### [Data provided]
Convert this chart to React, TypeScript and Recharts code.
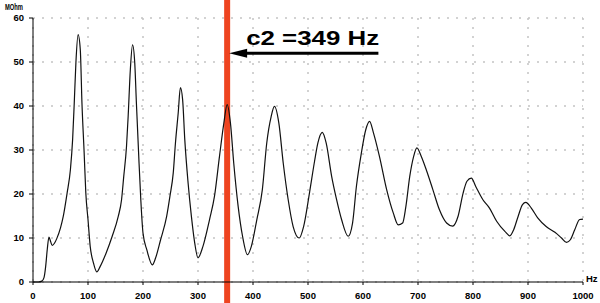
import React from "react";
import { LineChart, Line, XAxis, YAxis, CartesianGrid, ReferenceLine } from "recharts";

const hz = [0, 10, 16, 20, 23, 26, 29, 32, 35, 39, 43, 50, 55, 62, 68, 72, 75, 78, 82, 86, 89, 93, 96, 100, 104, 110, 116, 122, 133, 144, 155, 161, 165, 170, 173, 177, 181, 185, 188, 192, 196, 200, 207, 217, 223, 232, 243, 249, 255, 259, 264, 268, 272, 276, 282, 288, 294, 300, 309, 321, 330, 339, 347, 353, 359, 365, 373, 381, 390, 397, 407, 417, 425, 433, 439, 447, 455, 464, 473, 484, 492, 503, 512, 518, 526, 533, 543, 552, 561, 573, 581, 588, 597, 605, 612, 619, 630, 643, 655, 664, 672, 678, 685, 692, 698, 706, 715, 727, 739, 752, 763, 773, 782, 789, 797, 805, 818, 830, 843, 858, 867, 874, 882, 890, 896, 906, 918, 933, 949, 961, 970, 977, 985, 994, 1000];
const mohm = [0, 0, 0.2, 1, 3.5, 7.5, 10.2, 9.2, 8.3, 8.8, 9.8, 12.3, 14.9, 20.2, 25.5, 32.3, 40.7, 49.8, 56.2, 52.8, 40.7, 29.4, 20.3, 14.2, 8.1, 4.3, 2.3, 3.5, 6.6, 10.4, 14.9, 18.7, 24, 30.8, 37.6, 48.3, 53.9, 49.8, 40.7, 29.3, 18.7, 11.1, 7.3, 3.9, 5.5, 9.6, 14.9, 19.5, 24.8, 31.6, 38.4, 44.2, 41.5, 32.3, 22.5, 14.9, 8.9, 5.5, 8.1, 14.2, 19.5, 28.5, 36.1, 40.3, 36.1, 27, 17.2, 10.4, 6.2, 8.1, 14.2, 21, 31.6, 37.6, 39.9, 36.1, 27, 18.7, 12.6, 10, 12.6, 20.5, 27.5, 31.6, 34, 31.6, 24, 18.7, 14.2, 10.4, 13.4, 21.7, 29.3, 34.6, 36.5, 33.9, 28.5, 21, 15.7, 13, 13.4, 17.2, 24, 28.5, 30.5, 28.5, 25.5, 21, 16.4, 13.4, 12.7, 15, 20.2, 22.9, 23.6, 21.7, 18.7, 16.8, 13.8, 11.5, 10.5, 11.9, 14.9, 17.6, 18.1, 16.8, 14.5, 12.6, 11.3, 10, 9, 9.6, 11.9, 14.2, 14.3];

const xTicks = [0, 100, 200, 300, 400, 500, 600, 700, 800, 900, 1000];
const yTicks = [0, 10, 20, 30, 40, 50, 60];
const markerHz = 353;
const markerText = "c2 =349 Hz";
const arrowEndHz = 628;
const arrowLevel = 52;
const yUnit = "MOhm";
const xUnit = "Hz";

const data = hz.map((h, i) => ({ hz: h, v: mohm[i] }));

const tickStyle = { fontFamily: "'Liberation Sans', Arial, sans-serif", fontSize: 9.5, fontWeight: 700, fill: "#000" };

const ArrowShape = (props: any) => {
  const { x1, y1, x2 } = props;
  const tip = x1 + 2;
  return (
    <g>
      <line x1={tip + 16} y1={y1} x2={x2} y2={y1} stroke="#000" strokeWidth={3} />
      <polygon points={`${tip},${y1} ${tip + 18},${y1 - 4.5} ${tip + 18},${y1 + 4.5}`} fill="#000" />
      <text
        x={tip + 17}
        y={y1 - 8}
        fontFamily="'Liberation Sans', Arial, sans-serif"
        fontSize={20}
        fontWeight={700}
        fill="#000"
        textLength={133}
        lengthAdjust="spacingAndGlyphs"
      >
        {markerText}
      </text>
    </g>
  );
};

export default function App() {
  return (
    <div style={{ position: "absolute", left: 0, top: 0, background: "#fff" }}>
      <LineChart width={600} height={303} data={data} margin={{ top: 18, right: 17, bottom: 0, left: 0 }}>
        <CartesianGrid stroke="#c4c4c4" strokeDasharray="2 7" strokeWidth={1.5} horizontalValues={yTicks} verticalValues={xTicks} />
        <XAxis
          type="number"
          dataKey="hz"
          domain={[0, 1000]}
          ticks={xTicks}
          interval={0}
          height={21}
          tickSize={3}
          tickMargin={7}
          stroke="#000"
          tick={tickStyle}
          label={(p: any) => {
            const vb = p.viewBox || { x: 33, y: 282, width: 550 };
            return (
              <text x={vb.x + vb.width + 3} y={vb.y} fontFamily="'Liberation Sans', Arial, sans-serif" fontSize={9.5} fontWeight={700} fill="#000">
                {xUnit}
              </text>
            );
          }}
        />
        <YAxis
          type="number"
          domain={[0, 60]}
          ticks={yTicks}
          interval={0}
          width={33}
          tickSize={4}
          tickMargin={5}
          stroke="#000"
          tick={tickStyle}
          label={(p: any) => {
            const vb = p.viewBox || { x: 0, y: 18 };
            return (
              <text x={vb.x + 5} y={vb.y - 8} fontFamily="'Liberation Sans', Arial, sans-serif" fontSize={9} fontWeight={700} fill="#000" textLength={18} lengthAdjust="spacingAndGlyphs">
                {yUnit}
              </text>
            );
          }}
        />
        <ReferenceLine
          segment={[{ x: markerHz, y: -5 }, { x: markerHz, y: 65 }]}
          stroke="#ee4420"
          strokeWidth={6}
          ifOverflow="visible"
        />
        <ReferenceLine
          segment={[{ x: markerHz, y: arrowLevel }, { x: arrowEndHz, y: arrowLevel }]}
          ifOverflow="visible"
          shape={ArrowShape}
        />
        <Line type="monotone" dataKey="v" stroke="#111" strokeWidth={1.2} dot={false} isAnimationActive={false} />
      </LineChart>
    </div>
  );
}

### [Objective]
Return only the lines running from the top of the data to the line that holds "const data = hz.map((h, i)". Include both of those lines, but skip the pictures.

### [Complete output]
Convert this chart to React, TypeScript and Recharts code.
import React from "react";
import { LineChart, Line, XAxis, YAxis, CartesianGrid, ReferenceLine } from "recharts";

const hz = [0, 10, 16, 20, 23, 26, 29, 32, 35, 39, 43, 50, 55, 62, 68, 72, 75, 78, 82, 86, 89, 93, 96, 100, 104, 110, 116, 122, 133, 144, 155, 161, 165, 170, 173, 177, 181, 185, 188, 192, 196, 200, 207, 217, 223, 232, 243, 249, 255, 259, 264, 268, 272, 276, 282, 288, 294, 300, 309, 321, 330, 339, 347, 353, 359, 365, 373, 381, 390, 397, 407, 417, 425, 433, 439, 447, 455, 464, 473, 484, 492, 503, 512, 518, 526, 533, 543, 552, 561, 573, 581, 588, 597, 605, 612, 619, 630, 643, 655, 664, 672, 678, 685, 692, 698, 706, 715, 727, 739, 752, 763, 773, 782, 789, 797, 805, 818, 830, 843, 858, 867, 874, 882, 890, 896, 906, 918, 933, 949, 961, 970, 977, 985, 994, 1000];
const mohm = [0, 0, 0.2, 1, 3.5, 7.5, 10.2, 9.2, 8.3, 8.8, 9.8, 12.3, 14.9, 20.2, 25.5, 32.3, 40.7, 49.8, 56.2, 52.8, 40.7, 29.4, 20.3, 14.2, 8.1, 4.3, 2.3, 3.5, 6.6, 10.4, 14.9, 18.7, 24, 30.8, 37.6, 48.3, 53.9, 49.8, 40.7, 29.3, 18.7, 11.1, 7.3, 3.9, 5.5, 9.6, 14.9, 19.5, 24.8, 31.6, 38.4, 44.2, 41.5, 32.3, 22.5, 14.9, 8.9, 5.5, 8.1, 14.2, 19.5, 28.5, 36.1, 40.3, 36.1, 27, 17.2, 10.4, 6.2, 8.1, 14.2, 21, 31.6, 37.6, 39.9, 36.1, 27, 18.7, 12.6, 10, 12.6, 20.5, 27.5, 31.6, 34, 31.6, 24, 18.7, 14.2, 10.4, 13.4, 21.7, 29.3, 34.6, 36.5, 33.9, 28.5, 21, 15.7, 13, 13.4, 17.2, 24, 28.5, 30.5, 28.5, 25.5, 21, 16.4, 13.4, 12.7, 15, 20.2, 22.9, 23.6, 21.7, 18.7, 16.8, 13.8, 11.5, 10.5, 11.9, 14.9, 17.6, 18.1, 16.8, 14.5, 12.6, 11.3, 10, 9, 9.6, 11.9, 14.2, 14.3];

const xTicks = [0, 100, 200, 300, 400, 500, 600, 700, 800, 900, 1000];
const yTicks = [0, 10, 20, 30, 40, 50, 60];
const markerHz = 353;
const markerText = "c2 =349 Hz";
const arrowEndHz = 628;
const arrowLevel = 52;
const yUnit = "MOhm";
const xUnit = "Hz";

const data = hz.map((h, i) => ({ hz: h, v: mohm[i] }));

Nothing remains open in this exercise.